● WHAT IS NEEDED:
Do not repeat pictures. Repeat exactly the lines of the listing below from its first line through the line with "2.5, 3, 3.5, 4];".
......
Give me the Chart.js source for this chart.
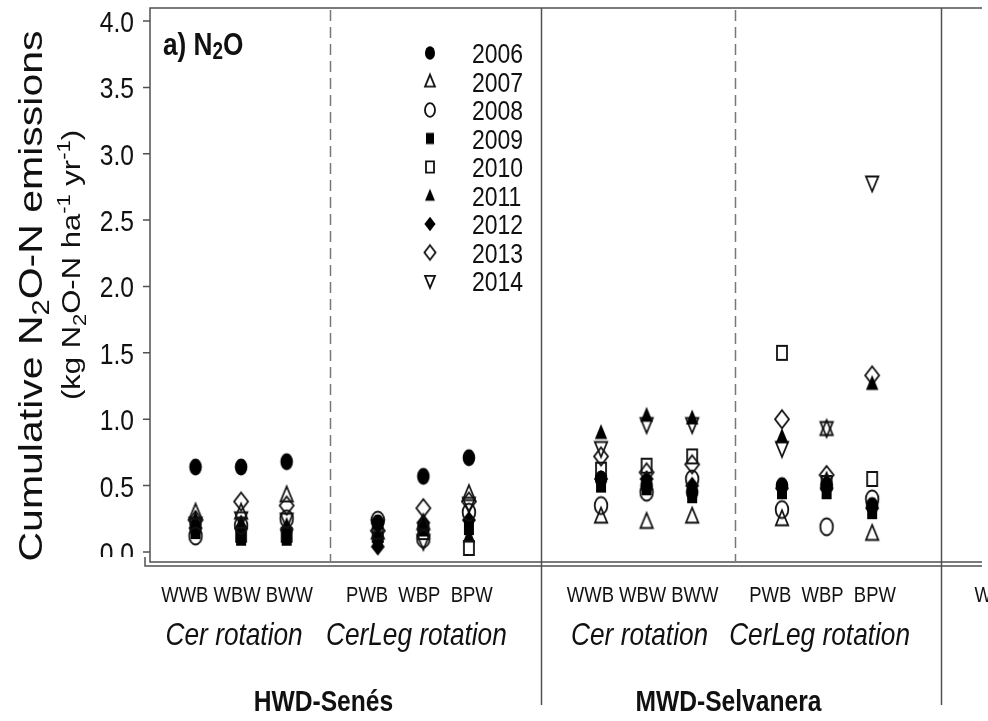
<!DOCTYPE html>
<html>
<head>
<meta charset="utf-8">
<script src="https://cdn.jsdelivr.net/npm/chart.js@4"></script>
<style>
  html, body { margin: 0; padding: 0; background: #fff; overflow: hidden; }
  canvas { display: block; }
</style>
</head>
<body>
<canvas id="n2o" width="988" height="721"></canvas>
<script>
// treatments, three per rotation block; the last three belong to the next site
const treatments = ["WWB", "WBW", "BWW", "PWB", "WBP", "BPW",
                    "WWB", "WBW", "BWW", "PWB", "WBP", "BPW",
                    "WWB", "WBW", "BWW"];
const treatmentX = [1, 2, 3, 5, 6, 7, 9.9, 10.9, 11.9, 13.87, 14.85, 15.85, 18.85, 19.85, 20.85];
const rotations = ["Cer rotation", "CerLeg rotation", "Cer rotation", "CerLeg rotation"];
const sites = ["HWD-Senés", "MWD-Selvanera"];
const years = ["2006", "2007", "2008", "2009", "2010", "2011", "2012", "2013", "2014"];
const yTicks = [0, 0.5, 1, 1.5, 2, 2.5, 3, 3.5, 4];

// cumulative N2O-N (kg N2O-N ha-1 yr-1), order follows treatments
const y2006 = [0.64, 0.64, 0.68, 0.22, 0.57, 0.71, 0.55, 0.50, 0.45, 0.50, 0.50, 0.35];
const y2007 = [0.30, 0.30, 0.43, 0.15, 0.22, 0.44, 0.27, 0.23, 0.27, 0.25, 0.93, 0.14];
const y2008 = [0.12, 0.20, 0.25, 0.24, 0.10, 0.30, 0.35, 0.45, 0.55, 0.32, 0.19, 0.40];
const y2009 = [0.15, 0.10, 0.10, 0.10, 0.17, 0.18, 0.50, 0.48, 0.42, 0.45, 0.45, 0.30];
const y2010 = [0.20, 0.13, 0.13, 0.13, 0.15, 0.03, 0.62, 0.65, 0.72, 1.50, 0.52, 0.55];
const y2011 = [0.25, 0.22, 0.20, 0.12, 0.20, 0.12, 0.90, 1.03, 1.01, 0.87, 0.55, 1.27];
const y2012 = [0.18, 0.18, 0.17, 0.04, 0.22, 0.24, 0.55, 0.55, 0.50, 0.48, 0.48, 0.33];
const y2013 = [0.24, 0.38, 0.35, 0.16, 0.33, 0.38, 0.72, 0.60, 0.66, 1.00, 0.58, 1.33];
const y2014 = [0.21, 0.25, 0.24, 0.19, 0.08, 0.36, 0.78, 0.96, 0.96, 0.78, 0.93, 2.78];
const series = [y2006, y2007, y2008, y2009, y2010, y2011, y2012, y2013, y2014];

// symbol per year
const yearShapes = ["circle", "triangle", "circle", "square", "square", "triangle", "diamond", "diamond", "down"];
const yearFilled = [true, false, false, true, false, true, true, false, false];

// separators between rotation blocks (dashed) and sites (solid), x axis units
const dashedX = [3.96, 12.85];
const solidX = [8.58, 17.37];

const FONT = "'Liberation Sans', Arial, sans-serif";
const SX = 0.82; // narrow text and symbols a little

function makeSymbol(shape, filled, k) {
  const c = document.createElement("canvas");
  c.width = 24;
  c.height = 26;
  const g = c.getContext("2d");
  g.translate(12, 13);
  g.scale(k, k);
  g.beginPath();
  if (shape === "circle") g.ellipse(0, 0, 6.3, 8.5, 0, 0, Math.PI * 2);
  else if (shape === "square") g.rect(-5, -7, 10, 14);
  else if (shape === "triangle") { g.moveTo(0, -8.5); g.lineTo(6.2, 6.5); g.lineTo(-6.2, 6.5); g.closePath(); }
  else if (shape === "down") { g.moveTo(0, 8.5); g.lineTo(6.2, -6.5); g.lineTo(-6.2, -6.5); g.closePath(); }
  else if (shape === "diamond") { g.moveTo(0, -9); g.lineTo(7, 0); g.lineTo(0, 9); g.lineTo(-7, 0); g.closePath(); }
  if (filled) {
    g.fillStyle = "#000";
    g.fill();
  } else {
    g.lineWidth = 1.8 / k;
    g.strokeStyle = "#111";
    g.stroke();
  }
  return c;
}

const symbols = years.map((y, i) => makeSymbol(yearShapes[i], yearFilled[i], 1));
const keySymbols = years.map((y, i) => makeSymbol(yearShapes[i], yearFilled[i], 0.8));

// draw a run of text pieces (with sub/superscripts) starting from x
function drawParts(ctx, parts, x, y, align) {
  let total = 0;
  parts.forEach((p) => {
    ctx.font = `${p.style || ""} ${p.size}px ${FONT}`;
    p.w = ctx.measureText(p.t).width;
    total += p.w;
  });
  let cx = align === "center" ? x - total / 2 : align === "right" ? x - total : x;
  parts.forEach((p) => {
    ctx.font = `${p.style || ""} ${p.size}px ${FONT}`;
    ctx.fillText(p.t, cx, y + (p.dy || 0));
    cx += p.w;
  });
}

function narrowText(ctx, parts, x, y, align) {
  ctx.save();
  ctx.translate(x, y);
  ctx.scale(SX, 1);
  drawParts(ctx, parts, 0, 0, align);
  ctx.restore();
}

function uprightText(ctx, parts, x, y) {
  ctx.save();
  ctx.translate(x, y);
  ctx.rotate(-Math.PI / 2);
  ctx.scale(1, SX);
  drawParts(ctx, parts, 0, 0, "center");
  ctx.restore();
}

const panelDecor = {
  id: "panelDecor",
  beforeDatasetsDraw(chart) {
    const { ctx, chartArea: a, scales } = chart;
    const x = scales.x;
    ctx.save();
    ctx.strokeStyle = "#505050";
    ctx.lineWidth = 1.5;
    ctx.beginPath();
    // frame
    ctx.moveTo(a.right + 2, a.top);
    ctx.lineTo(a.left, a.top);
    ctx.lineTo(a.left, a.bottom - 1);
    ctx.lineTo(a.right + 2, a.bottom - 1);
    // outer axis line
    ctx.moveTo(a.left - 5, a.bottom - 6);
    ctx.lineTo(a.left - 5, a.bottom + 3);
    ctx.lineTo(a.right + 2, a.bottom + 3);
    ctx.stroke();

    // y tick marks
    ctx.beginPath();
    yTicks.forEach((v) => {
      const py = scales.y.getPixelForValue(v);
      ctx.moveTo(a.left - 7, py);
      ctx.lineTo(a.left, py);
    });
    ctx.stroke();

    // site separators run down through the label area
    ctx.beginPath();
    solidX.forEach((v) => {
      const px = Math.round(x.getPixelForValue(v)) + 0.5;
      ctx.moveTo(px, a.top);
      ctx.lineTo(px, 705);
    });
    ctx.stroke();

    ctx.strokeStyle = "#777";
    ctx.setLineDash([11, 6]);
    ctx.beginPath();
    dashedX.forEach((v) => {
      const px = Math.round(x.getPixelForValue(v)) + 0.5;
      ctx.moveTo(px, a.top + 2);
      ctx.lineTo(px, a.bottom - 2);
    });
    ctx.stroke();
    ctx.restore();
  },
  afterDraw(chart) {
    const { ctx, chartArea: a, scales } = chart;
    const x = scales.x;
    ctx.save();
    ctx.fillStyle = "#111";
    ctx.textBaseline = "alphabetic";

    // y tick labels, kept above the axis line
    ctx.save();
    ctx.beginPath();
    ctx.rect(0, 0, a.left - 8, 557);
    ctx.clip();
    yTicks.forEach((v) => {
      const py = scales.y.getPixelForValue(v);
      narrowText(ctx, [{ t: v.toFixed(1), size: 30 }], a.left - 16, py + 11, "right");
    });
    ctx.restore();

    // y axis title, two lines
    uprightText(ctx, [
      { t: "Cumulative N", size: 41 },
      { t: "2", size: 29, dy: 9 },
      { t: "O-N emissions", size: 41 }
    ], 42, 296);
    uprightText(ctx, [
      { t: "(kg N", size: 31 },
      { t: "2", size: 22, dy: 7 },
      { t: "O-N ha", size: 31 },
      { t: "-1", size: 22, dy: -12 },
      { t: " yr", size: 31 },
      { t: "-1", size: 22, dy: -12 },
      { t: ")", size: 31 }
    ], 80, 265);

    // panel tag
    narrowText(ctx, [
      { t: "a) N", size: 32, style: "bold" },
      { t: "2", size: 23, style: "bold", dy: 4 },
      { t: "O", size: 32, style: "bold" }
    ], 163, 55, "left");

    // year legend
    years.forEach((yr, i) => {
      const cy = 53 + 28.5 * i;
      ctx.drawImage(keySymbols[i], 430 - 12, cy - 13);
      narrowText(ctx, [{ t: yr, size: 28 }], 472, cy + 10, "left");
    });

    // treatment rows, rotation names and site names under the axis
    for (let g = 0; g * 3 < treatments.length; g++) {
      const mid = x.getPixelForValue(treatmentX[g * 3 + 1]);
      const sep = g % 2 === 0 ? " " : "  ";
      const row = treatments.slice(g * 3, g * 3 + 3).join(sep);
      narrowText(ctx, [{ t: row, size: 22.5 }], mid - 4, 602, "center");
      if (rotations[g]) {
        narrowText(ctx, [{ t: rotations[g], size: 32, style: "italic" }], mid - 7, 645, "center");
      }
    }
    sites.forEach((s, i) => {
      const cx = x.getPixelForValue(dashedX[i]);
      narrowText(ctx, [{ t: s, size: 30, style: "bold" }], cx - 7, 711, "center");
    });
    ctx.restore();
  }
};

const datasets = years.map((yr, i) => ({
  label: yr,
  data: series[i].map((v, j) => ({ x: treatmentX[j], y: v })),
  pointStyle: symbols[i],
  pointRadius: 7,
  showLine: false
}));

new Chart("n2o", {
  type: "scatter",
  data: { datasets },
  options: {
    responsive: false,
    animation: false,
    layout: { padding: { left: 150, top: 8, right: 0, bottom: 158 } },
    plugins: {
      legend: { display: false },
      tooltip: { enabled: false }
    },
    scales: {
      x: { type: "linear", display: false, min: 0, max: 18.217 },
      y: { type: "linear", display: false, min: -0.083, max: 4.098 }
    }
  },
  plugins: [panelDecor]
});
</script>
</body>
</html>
......
● SOLUTION FOR THIS EXERCISE:
Give me the Chart.js source for this chart.
<!DOCTYPE html>
<html>
<head>
<meta charset="utf-8">
<script src="https://cdn.jsdelivr.net/npm/chart.js@4"></script>
<style>
  html, body { margin: 0; padding: 0; background: #fff; overflow: hidden; }
  canvas { display: block; }
</style>
</head>
<body>
<canvas id="n2o" width="988" height="721"></canvas>
<script>
// treatments, three per rotation block; the last three belong to the next site
const treatments = ["WWB", "WBW", "BWW", "PWB", "WBP", "BPW",
                    "WWB", "WBW", "BWW", "PWB", "WBP", "BPW",
                    "WWB", "WBW", "BWW"];
const treatmentX = [1, 2, 3, 5, 6, 7, 9.9, 10.9, 11.9, 13.87, 14.85, 15.85, 18.85, 19.85, 20.85];
const rotations = ["Cer rotation", "CerLeg rotation", "Cer rotation", "CerLeg rotation"];
const sites = ["HWD-Senés", "MWD-Selvanera"];
const years = ["2006", "2007", "2008", "2009", "2010", "2011", "2012", "2013", "2014"];
const yTicks = [0, 0.5, 1, 1.5, 2, 2.5, 3, 3.5, 4];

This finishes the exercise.